The Abbotsford, Langley and Chilliwack chambers have jointly called for the provincial government to prioritize the Fraser Valley portion of Highway 1 “as a major economic enabler.” The provincial chamber has signed on, and the resolution will also be voted on by the national Chamber of Commverce in September. If it passes, it will be sent to the federal government.

Asaph says he is familiar with the concept of induced demand but feels the current infrastructure is so inadequate that room cannot be made for trucks simply by discouraging commuters from using the highway.

He did, however, agree that Abbotsford must concentrate on making the city more attractive to both live and work in, rather than becoming a bedroom community.

But, he says, part of that equation includes attracting new employers to set up shop in town by widening the highway.

“We’re not advocating that the expansion of the highway should be unlimited,” Asaph says. “Widening it to six lanes, at least is going to handle the current capacity.”

The assumption that new lanes will make space for freight is “equally untrue” as other arguments for highway widening, according to Toderian.

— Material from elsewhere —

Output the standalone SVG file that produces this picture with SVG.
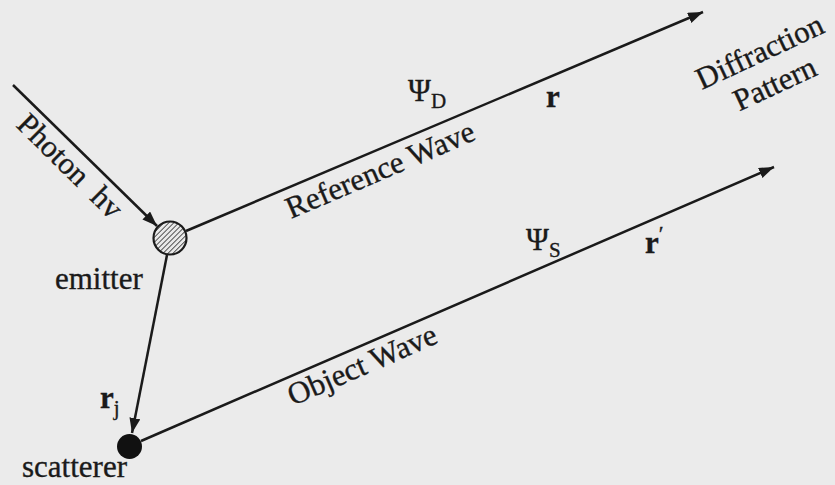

“The problem is: if you widen and it fills up with cars again, literally the freight doesn’t move any better,” he says.

Toderian feels policymakers aren’t hearing that message, though.

“The experts know this; The experts get this and they’re figuring out how to message it better,” he says. “The last people to either understand or accept this are often the politicians who are kind of addicted to ribbon-cutting when it comes to road projects. What they should become addicted to is ribbon-cutting for transit projects and walking and biking projects.”